Fire museum in Houston

The Houston Fire Museum, also known as the Fire Museum of Houston, is located in the Midtown District of Houston, Texas. The museum contains interactive exhibits and displays featuring antique and modern firefighting paraphernalia, as well as educating its visitors in fire safety and prevention. The museum's building, which was originally home to the Houston Fire Department's Fire Station No. 7, is listed on the National Register of Historic Places and is a Recorded Texas Historic Landmark.

== Building history ==
The building which currently houses the Houston Fire Museum was originally Fire Station No. 7, Houston's oldest fire house. Designed in the Romanesque style by Olle J. Lorehn, the two-story brick building was completed in January 1899 and features rusticated stone details, a five bay front with Central arched entry flanked by two apparatus bay entries and unique parapet details.
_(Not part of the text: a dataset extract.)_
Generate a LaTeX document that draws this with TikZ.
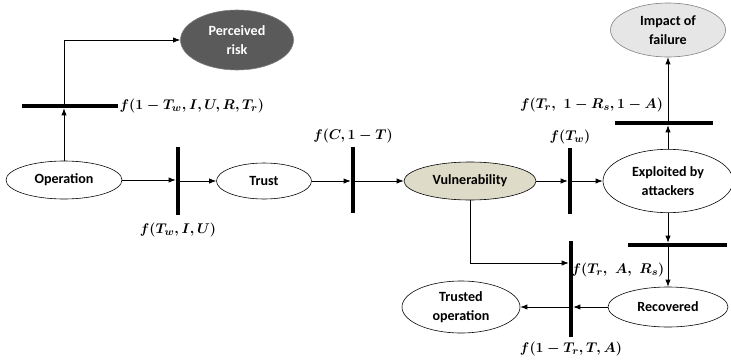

It was updated in the 1920s to accommodate motorized vehicles. Used as a fire station until 1968, the building sat empty after Fire Station No. 7 was relocated until its complete restoration in 1981 in preparation for the opening of the museum.

== Exhibits and collection ==
The museum's exhibits highlight the evolution of firefighting technology as well as local fire service history and features interactive elements including a fire pole which visitors can slide down and a fire engine cab. The collection comprises both antique and modern firefighter uniforms, uniform emblems, and equipment; historic fire marks; and photographs from local and national fire service events including the 1947 Texas City disaster. The collection also features firefighting vehicles such as a hand-drawn and hand-powered pumper, a horse-drawn steam engine, and a 1912 American Automatic ware tower with an American LaFrance engine, the only vehicle of its type ever used by the HFD.

== New museum ==
According to the Houston Fire Museum's official website, the construction of a new fire museum is currently in the planning stages. This new museum will be modeled after the old Central Fire Station and will emphasize fire safety and prevention education over firefighting history.